Раздался хруст гравия на дорожке, и Инга резко обернулась. Из-за контраста между светом в беседке и тьмой вокруг разглядеть ничего было нельзя. Шаги приблизились, а потом человек материализовался в круге света. По ступенькам в беседку поднялся Илья.
В первую секунду Инга испугалась, но теперь, узнав его, неожиданно ощутила облегчение, и эти два чувства, подогретые вином, тут же сплавились в ней в щекочущее, трепещущее возбуждение. Илья сел рядом, глядя не на нее, а перед собой, в лесную темень. От волнения у Инги захватило дух, словно она оказалась на гребне волны, и, сама не понимая, что делает, она пододвинула к Илье бутылку вина. Он покосился на ее руку, а потом взял бутылку и сделал глоток прямо из горла.

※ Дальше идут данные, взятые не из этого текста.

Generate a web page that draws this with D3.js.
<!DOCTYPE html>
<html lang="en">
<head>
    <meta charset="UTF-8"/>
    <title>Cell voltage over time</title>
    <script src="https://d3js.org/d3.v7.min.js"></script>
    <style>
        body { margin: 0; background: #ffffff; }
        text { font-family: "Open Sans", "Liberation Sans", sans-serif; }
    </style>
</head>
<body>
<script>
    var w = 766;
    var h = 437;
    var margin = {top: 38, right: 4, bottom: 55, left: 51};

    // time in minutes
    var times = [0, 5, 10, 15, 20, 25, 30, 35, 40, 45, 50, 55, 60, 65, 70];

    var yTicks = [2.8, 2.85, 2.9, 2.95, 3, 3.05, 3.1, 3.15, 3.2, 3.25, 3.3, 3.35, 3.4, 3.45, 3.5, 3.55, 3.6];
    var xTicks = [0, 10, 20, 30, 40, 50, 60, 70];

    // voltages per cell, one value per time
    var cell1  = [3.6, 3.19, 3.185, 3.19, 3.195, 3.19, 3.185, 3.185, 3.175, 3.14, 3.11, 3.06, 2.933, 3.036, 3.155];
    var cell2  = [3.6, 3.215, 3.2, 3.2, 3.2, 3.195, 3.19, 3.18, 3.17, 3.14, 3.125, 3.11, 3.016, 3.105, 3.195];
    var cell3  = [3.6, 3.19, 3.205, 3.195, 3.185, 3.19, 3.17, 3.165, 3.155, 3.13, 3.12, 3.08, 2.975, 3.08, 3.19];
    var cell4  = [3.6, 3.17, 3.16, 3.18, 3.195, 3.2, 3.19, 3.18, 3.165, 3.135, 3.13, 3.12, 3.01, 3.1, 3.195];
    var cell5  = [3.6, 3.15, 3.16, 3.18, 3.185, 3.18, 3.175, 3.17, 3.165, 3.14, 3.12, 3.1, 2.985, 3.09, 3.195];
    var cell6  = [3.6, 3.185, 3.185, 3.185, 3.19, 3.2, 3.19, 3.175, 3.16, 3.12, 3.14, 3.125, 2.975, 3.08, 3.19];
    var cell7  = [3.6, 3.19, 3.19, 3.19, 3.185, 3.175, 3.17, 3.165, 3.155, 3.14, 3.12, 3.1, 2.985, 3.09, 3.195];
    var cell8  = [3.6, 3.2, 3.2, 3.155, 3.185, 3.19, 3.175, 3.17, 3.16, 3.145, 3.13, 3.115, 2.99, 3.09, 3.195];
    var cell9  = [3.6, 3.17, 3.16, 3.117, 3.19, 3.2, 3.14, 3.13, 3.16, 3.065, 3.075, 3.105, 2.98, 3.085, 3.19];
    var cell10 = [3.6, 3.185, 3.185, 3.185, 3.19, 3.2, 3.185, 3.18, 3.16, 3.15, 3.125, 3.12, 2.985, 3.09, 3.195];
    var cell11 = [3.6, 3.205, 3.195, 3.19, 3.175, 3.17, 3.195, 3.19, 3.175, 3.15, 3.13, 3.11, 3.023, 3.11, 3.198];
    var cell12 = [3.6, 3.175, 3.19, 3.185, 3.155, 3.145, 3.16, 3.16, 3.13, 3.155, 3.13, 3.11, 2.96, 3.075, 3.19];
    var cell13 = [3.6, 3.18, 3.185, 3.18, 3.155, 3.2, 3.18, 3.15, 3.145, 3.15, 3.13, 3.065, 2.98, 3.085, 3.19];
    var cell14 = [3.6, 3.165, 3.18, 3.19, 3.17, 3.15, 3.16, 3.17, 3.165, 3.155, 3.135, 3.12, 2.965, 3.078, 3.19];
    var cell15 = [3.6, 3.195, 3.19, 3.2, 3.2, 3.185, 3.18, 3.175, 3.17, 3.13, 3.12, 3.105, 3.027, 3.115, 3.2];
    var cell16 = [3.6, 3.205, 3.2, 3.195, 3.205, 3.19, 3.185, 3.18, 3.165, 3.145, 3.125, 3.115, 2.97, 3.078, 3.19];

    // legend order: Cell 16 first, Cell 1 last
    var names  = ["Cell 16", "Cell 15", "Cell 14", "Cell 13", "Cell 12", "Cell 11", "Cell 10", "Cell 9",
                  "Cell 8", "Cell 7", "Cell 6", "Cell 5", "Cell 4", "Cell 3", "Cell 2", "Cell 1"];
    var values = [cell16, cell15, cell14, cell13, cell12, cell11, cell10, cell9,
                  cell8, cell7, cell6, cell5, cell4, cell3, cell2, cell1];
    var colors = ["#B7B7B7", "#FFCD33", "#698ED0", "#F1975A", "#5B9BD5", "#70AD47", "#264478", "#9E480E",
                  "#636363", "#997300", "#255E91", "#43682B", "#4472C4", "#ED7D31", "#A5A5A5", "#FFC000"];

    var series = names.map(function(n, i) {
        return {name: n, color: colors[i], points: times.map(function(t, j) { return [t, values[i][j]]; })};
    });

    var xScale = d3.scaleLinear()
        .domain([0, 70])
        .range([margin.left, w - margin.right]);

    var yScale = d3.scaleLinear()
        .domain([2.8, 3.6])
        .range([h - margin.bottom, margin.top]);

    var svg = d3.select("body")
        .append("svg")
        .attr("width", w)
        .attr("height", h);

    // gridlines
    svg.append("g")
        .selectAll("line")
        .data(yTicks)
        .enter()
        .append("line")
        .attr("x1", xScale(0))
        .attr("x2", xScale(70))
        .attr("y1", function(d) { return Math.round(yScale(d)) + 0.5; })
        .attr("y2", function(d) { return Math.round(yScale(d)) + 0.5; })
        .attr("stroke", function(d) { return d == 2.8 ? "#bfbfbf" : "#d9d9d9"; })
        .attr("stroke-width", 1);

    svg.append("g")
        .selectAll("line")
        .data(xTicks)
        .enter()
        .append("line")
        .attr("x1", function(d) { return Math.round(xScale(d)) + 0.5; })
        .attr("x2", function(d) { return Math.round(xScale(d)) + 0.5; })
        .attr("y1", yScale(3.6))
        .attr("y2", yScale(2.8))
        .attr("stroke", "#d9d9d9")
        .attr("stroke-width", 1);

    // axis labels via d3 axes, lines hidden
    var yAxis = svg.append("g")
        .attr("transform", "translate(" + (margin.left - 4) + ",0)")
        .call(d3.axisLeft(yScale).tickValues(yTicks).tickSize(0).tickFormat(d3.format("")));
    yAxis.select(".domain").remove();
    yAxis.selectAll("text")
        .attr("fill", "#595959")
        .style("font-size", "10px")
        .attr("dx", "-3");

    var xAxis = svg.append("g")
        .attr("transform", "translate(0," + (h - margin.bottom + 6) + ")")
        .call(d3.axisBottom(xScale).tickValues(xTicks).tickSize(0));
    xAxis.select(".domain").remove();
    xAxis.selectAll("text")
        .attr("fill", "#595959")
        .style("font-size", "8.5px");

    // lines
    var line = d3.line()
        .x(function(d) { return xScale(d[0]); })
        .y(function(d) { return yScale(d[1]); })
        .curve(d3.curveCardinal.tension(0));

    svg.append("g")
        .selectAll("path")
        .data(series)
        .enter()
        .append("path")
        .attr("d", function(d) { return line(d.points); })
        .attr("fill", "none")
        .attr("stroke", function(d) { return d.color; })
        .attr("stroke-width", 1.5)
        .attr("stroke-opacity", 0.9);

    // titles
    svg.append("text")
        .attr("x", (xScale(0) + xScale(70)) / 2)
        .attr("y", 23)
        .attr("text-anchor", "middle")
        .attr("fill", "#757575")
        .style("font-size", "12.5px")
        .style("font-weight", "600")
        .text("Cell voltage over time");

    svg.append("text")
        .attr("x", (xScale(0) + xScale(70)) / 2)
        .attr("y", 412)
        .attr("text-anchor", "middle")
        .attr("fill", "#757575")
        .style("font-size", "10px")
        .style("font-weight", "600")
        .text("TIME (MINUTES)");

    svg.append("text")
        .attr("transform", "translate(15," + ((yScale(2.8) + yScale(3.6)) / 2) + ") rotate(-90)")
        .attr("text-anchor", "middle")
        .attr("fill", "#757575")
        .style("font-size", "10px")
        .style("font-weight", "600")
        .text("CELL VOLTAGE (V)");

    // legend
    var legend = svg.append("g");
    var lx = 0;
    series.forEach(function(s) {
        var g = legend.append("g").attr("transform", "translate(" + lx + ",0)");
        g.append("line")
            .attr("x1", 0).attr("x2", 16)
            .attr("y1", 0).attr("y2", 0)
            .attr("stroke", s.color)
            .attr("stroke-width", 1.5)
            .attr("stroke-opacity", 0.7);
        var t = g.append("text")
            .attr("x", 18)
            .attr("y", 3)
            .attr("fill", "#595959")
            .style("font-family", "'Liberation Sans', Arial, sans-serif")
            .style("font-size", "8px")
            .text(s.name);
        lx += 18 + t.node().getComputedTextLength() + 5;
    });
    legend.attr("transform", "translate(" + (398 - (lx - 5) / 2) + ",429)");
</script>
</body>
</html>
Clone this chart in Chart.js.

Этот его взгляд, когда она двигала бутылку, Ингу почему-то растрогал. Она подумала, что Илья сам пребывает в нерешительности и ощущает такой же мандраж, что и она. Ей вдруг показалось, что между ними существует какая-то особая, опровергающая обычные человеческие законы связь. В конце концов, здесь и сейчас они были самыми близкими людьми друг для друга, несмотря на все, что произошло, а возможно, и благодаря этому. Их взаимное притяжение, их секс, отталкивающий и волнующий одновременно, их страстная ненависть, ее импульсивность и его расчетливость образовывали вместе клубок эмоций, распутать который было невозможно. Не какая-то там пошлая любовь, а немыслимо сложное, многомерное чувство.
Даже то, что Илья снялся в интервью, так беспощадно отомстив ей, сейчас болезненно манило Ингу. Он поступил так потому, что она занимала все его мысли. Он был опасен, жесток, хладнокровен, но как неожиданно приятно было примерить на себя роль слабой жертвы.
Вино придавало этим размышлениям особенную значимость и даже некоторую патетичность, и Инга, кажется, впервые за все время их знакомства почувствовала неподдельное влечение к Илье. Ей захотелось целиком отдаться этому чувству, хотя она не до конца понимала, что сейчас это значит.
– Как ты меня тут нашел? – томно спросила она.
– Заметил, что ты уходишь, и пошел за тобой. Не хотел, чтобы там нас видели вместе.
Ингино сердце екнуло – опять от той же соблазнительной смеси опасности и предвкушения. Она потянула резинку с волос, а когда они рассыпались по спине, взбила их руками.
– А зачем искал?
– Ты до сих пор не удалила посты.
– Ты это хотел мне сказать? – Инга даже не потрудилась скрыть свое разочарование.
– Я тебе четко сказал: удали, иначе будет хуже.
– И что будет? – дерзко спросила она, одновременно разворачиваясь к Илье всем корпусом и облокачиваясь на стол. Ей хотелось нарываться, дразнить его. Подперев голову, она запустила пальцы в волосы. Все движения Инга проделывала безотчетно, но при этом очень хорошо видела себя внутренним зрением: волосы каскадом падают за спину и золотятся на свету, колени находятся в одном сантиметре от ноги Ильи, футболка на ее груди туго натянулась. Инге не нужно было зеркало, чтобы всегда знать, как она выглядит со стороны.